The value of unpaid work in the UK economy has been calculated at a staggering £1 trillion, or £1,000,000,000,000, or £10 to the power of 12, according to new Office for National Statistics (ONS) data. This includes voluntary work, like TIK.
This annual £1 trillion of value doesn’t come from undeclared work (cash-in-hand jobs where no tax or national insurance is paid) but from the types of unpaid activity that are not normally considered “work” at all: voluntary work outside the home, childcare, looking after the sick and elderly, private transport, DIY in the home, laundry and other housework.
The ONS study, released last week, is important because it officially quantifies ‘home production’ in the UK economy. It shows that the proportion of GDP attributed to unpaid work has grown by 3.9 per cent, from 52.2% to 56.1%, between 2005 and 2014.
As a society, we don’t recognise, celebrate, nurture or redistribute this valuable unpaid work. Every quarter the latest GDP figures are quoted and wrangled over by politicians and the media, while the value of domestic work is seldom discussed.
There are couple of reasons why this is a problem. First, not only is the unpaid economy on a par with the paid economy in terms of hours worked, but it also lays the foundations for the paid economy to function. Without the unpaid and voluntary work, the “real” economy would grind to a halt.
Second, gender inequality: women still do much more childcare than men, despite the myth of ‘new fathers’ who do more. In failing to properly value and support unpaid work, we are failing to recognise women’s double burden of paid and unpaid work following the huge influx of women into employment over the last half-century.

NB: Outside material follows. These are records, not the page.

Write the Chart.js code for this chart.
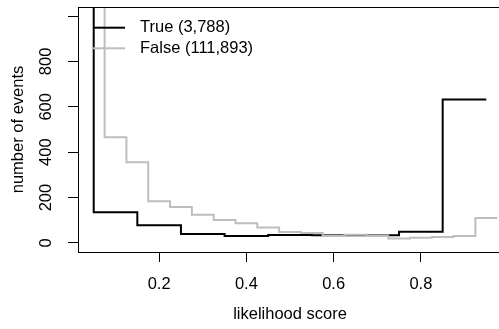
<!DOCTYPE html>
<html>
<head>
<meta charset="utf-8">
<script src="https://cdn.jsdelivr.net/npm/chart.js@4/dist/chart.umd.min.js"></script>
<style>
  html, body { margin: 0; padding: 0; overflow: hidden; background: #fff; }
  canvas { display: block; }
</style>
</head>
<body>
<canvas id="chart" width="505" height="329"></canvas>
<script>
// bin mid points of the two histograms (drawn as R type "S" steps)
var trueMids = [0.05, 0.15, 0.25, 0.35, 0.45, 0.55, 0.65, 0.75, 0.85, 0.95];
var trueCounts = [2719, 135, 78, 39, 31, 35, 34, 34, 49, 632];

var falseMids = [0.025, 0.075, 0.125, 0.175, 0.225, 0.275, 0.325, 0.375, 0.425, 0.475,
                 0.525, 0.575, 0.625, 0.675, 0.725, 0.775, 0.825, 0.875, 0.925, 0.975];
var falseCounts = [98000, 11947, 466, 356, 184, 158, 124, 101, 87, 68,
                   48, 44, 32, 36, 33, 19, 23, 26, 31, 110];

var seriesLabels = ['True (3,788)', 'False (111,893)'];

var xTicks = [0.2, 0.4, 0.6, 0.8];
var yTicks = [0, 200, 400, 600, 800, 1000];
var yTickLabels = ['0', '200', '400', '600', '800', ''];

var FONT = '"Liberation Sans", Arial, Helvetica, sans-serif';
var FONT_SIZE = 16.5;

Chart.defaults.font.family = FONT;
Chart.defaults.font.size = FONT_SIZE;
Chart.defaults.color = '#000';

function toPoints(xs, ys){
  var pts = [];
  for(var i=0; i<xs.length; i++) pts.push({x: xs[i], y: ys[i]});
  return pts;
}

// box, rotated y labels and legend, R base graphics style
var rFrame = {
  id: 'rFrame',
  afterDraw: function(chart){
    var ctx = chart.ctx, a = chart.chartArea, y = chart.scales.y;
    ctx.save();
    ctx.strokeStyle = '#000';
    ctx.lineWidth = 1;
    ctx.strokeRect(Math.round(a.left) + 0.5, Math.round(a.top) + 0.5,
                   a.right - a.left, a.bottom - a.top);

    ctx.font = FONT_SIZE + 'px ' + FONT;
    ctx.fillStyle = '#000';
    ctx.textAlign = 'center';
    ctx.textBaseline = 'middle';
    y.ticks.forEach(function(t, i){
      var label = yTickLabels[i];
      if (!label) return;
      ctx.save();
      ctx.translate(a.left - 31.5, y.getPixelForValue(t.value));
      ctx.rotate(-Math.PI / 2);
      ctx.fillText(label, 0, 0);
      ctx.restore();
    });

    // legend, top left inside the box
    ctx.textAlign = 'left';
    chart.data.datasets.forEach(function(ds, i){
      var ly = a.top + 20.7 + i * 20.6;
      ctx.strokeStyle = ds.borderColor;
      ctx.lineWidth = 2;
      ctx.beginPath();
      ctx.moveTo(a.left + 15, ly);
      ctx.lineTo(a.left + 47, ly);
      ctx.stroke();
      ctx.fillText(ds.label, a.left + 62, ly);
    });
    ctx.restore();
  }
};

var ctx = document.getElementById('chart').getContext('2d');
var chart = new Chart(ctx, {
  type: 'line',
  data: {
    datasets: [
      {
        label: seriesLabels[0],
        data: toPoints(trueMids, trueCounts),
        borderColor: '#000000',
        borderWidth: 2,
        stepped: 'after',
        pointRadius: 0,
        fill: false,
        clip: 0,
        order: 1
      },
      {
        label: seriesLabels[1],
        data: toPoints(falseMids, falseCounts),
        borderColor: '#bebebe',
        borderWidth: 2,
        stepped: 'after',
        pointRadius: 0,
        fill: false,
        clip: 0,
        order: 0
      }
    ]
  },
  options: {
    responsive: false,
    animation: false,
    layout: { padding: { top: 7, right: 3, left: 0, bottom: 0 } },
    plugins: {
      legend: { display: false },
      tooltip: { enabled: false }
    },
    scales: {
      x: {
        type: 'linear',
        min: 0.014,
        max: 0.986,
        afterBuildTicks: function(scale){
          scale.ticks = xTicks.map(function(v){ return {value: v}; });
        },
        afterFit: function(scale){ scale.height = 77; },
        ticks: {
          padding: 12.5,
          maxRotation: 0,
          color: '#000',
          callback: function(v){ return v.toFixed(1); }
        },
        grid: { drawOnChartArea: false, tickLength: 10, color: '#000', lineWidth: 1 },
        border: { display: false },
        title: {
          display: true,
          text: 'likelihood score',
          color: '#000',
          padding: { top: 0, bottom: 4.5 }
        }
      },
      y: {
        type: 'linear',
        min: -40,
        max: 1040,
        afterBuildTicks: function(scale){
          scale.ticks = yTicks.map(function(v){ return {value: v}; });
        },
        afterFit: function(scale){ scale.width = 78; },
        ticks: { display: false },
        grid: { drawOnChartArea: false, tickLength: 10, color: '#000', lineWidth: 1 },
        border: { display: false },
        title: {
          display: true,
          text: 'number of events',
          color: '#000',
          padding: { top: 8.4, bottom: 0 }
        }
      }
    }
  },
  plugins: [rFrame]
});
</script>
</body>
</html>
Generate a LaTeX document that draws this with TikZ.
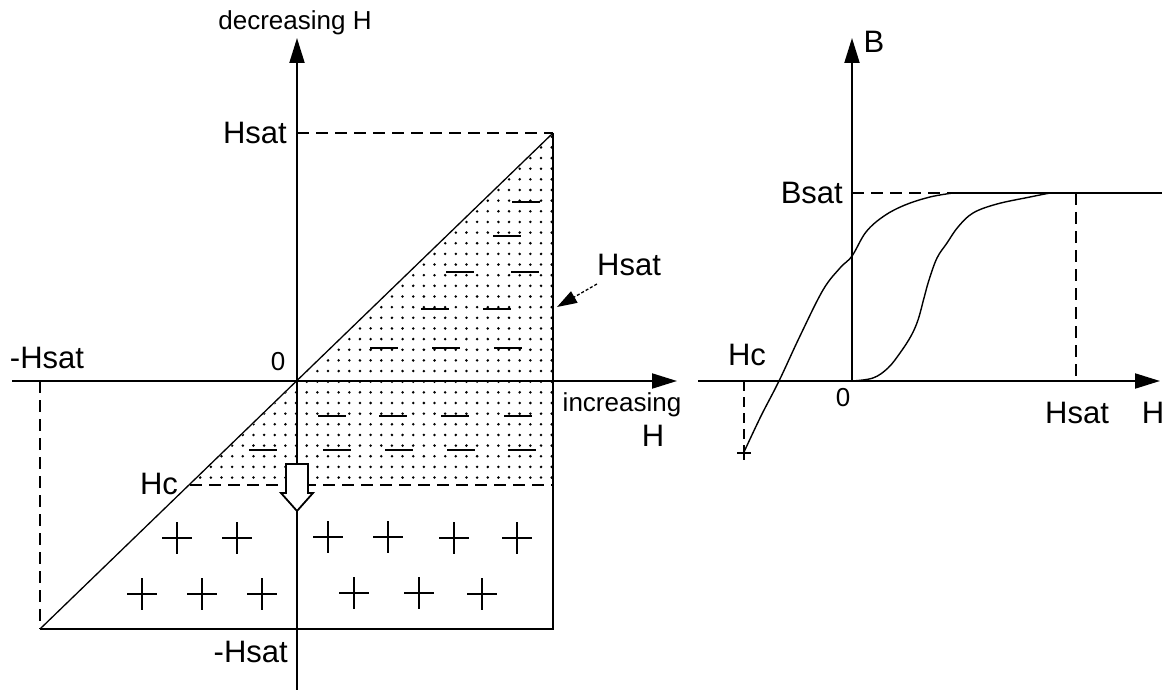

In TiK, we are planning to launch a local timebanking scheme which will put a value to work that local, Kings Langley, timebanking members do and allow them to exchange their time credits for other work. This will add value to the local economy and, in particular, allow volunteers on the TiK Community Farm to formally credit their work and “buy” back produce from the Farm alongside cash sales in the Monthly Food Market.